A Neural Network Model-Based Inversion Method for Stratified Seafloor Geoacoustic Parameters in Shallow Water

Abstract

At this stage, in the inversion research of shallow sea geoacoustic parameters, the traditional inversion method focuses on calculating the parameter inversion under the default seafloor layering, and does not clarify the seafloor layering. Therefore, when dealing with the experimental data under the unknown seabed stratification, the geoacoustic parameters that conform to the specific seabed stratification cannot be accurately given. Aiming at such problems, this paper proposes a layered shallow sea geoacoustic parameters inversion method based on a layered physical model of the seafloor and a neural network algorithm model. First, a subsea physical model with a layered structure is selected through simulation, and the fast field sound field method (FFM) is used to calculate the sound field, then the theoretical prediction value of the shallow sea acoustic pressure field under different layered conditions is obtained.
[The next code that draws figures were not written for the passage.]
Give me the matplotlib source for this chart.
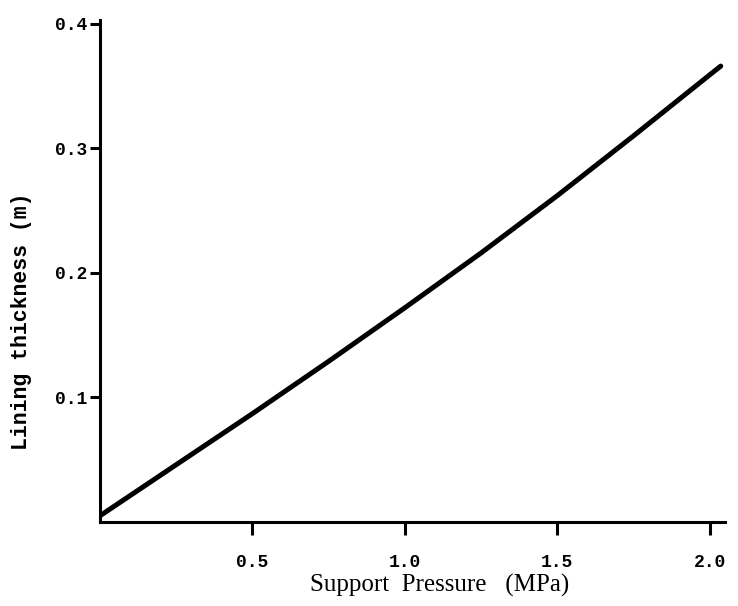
import matplotlib
matplotlib.use("Agg")
import matplotlib.pyplot as plt

# Support pressure (MPa) and required lining thickness (m)
pressure = [0.0, 0.25, 0.5, 0.75, 1.0, 1.25, 1.5, 1.75, 2.0, 2.036]
thickness = [0.005, 0.046, 0.087, 0.129, 0.172, 0.216, 0.262, 0.310, 0.359, 0.366]

x_ticks = [0.5, 1.0, 1.5, 2.0]
x_tick_labels = ["0.5", "1.0", "1.5", "2.0"]
y_ticks = [0.1, 0.2, 0.3, 0.4]
y_tick_labels = ["0.1", "0.2", "0.3", "0.4"]

fig = plt.figure(figsize=(7.38, 6.06), dpi=100)
ax = fig.add_axes([100 / 738, 1 - 522 / 606, 625 / 738, 502 / 606])

ax.plot(pressure, thickness, color="black", linewidth=3.6,
        solid_capstyle="round", solid_joinstyle="round")

ax.set_xlim(0, 2.05)
ax.set_ylim(0, 0.403)

for side in ("top", "right"):
    ax.spines[side].set_visible(False)
for side in ("left", "bottom"):
    ax.spines[side].set_linewidth(2.2)

mono = {"family": "Liberation Mono", "weight": "bold", "size": 13}
ax.set_xticks(x_ticks)
ax.set_xticklabels(x_tick_labels, fontdict=mono)
ax.set_yticks(y_ticks)
ax.set_yticklabels(y_tick_labels, fontdict=mono)
ax.tick_params(axis="x", direction="out", length=9, width=2.2, pad=14)
ax.tick_params(axis="y", direction="out", length=7, width=2.2, pad=2)

ax.set_xlabel("Support  Pressure   (MPa)", family="Liberation Serif", fontsize=18)
ax.xaxis.set_label_coords(0.544, -0.104)
ax.set_ylabel("Lining thickness (m)", family="Liberation Mono", fontsize=15.5, weight="bold")
ax.yaxis.set_label_coords(-0.108, 0.40)

fig.savefig("out.png", dpi=100)
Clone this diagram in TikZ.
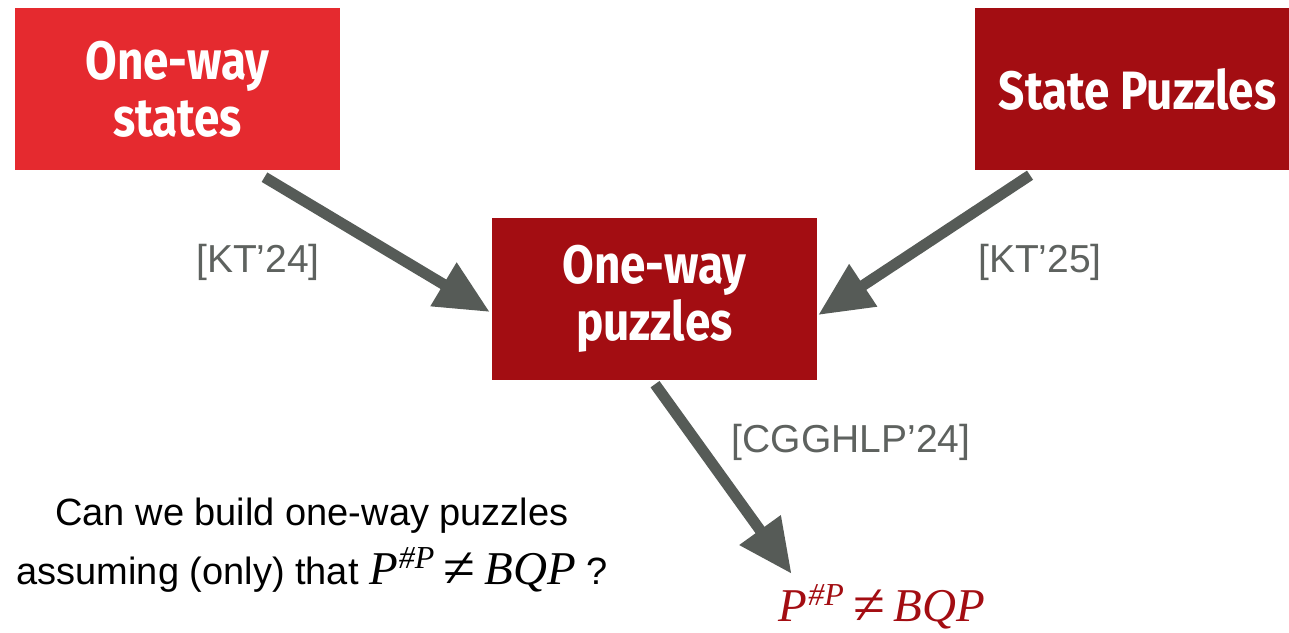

Second, the pattern recognition neural network algorithm is established to analyze the characteristics of the predicted sound pressure field under different seabed layers. Finally, according to the layered results, the sound pressure field is substituted into the seabed parameters inversion model of the corresponding layers, and the seabed parameters inversion is performed to obtain the inversion results. Experiments results show that the number of model iterations in the neural network algorithm is less and the efficiency is higher. The problem of seabed stratification is effectively solved through the characteristic analysis of the sound pressure field, which greatly improves the convenience of the inversion work.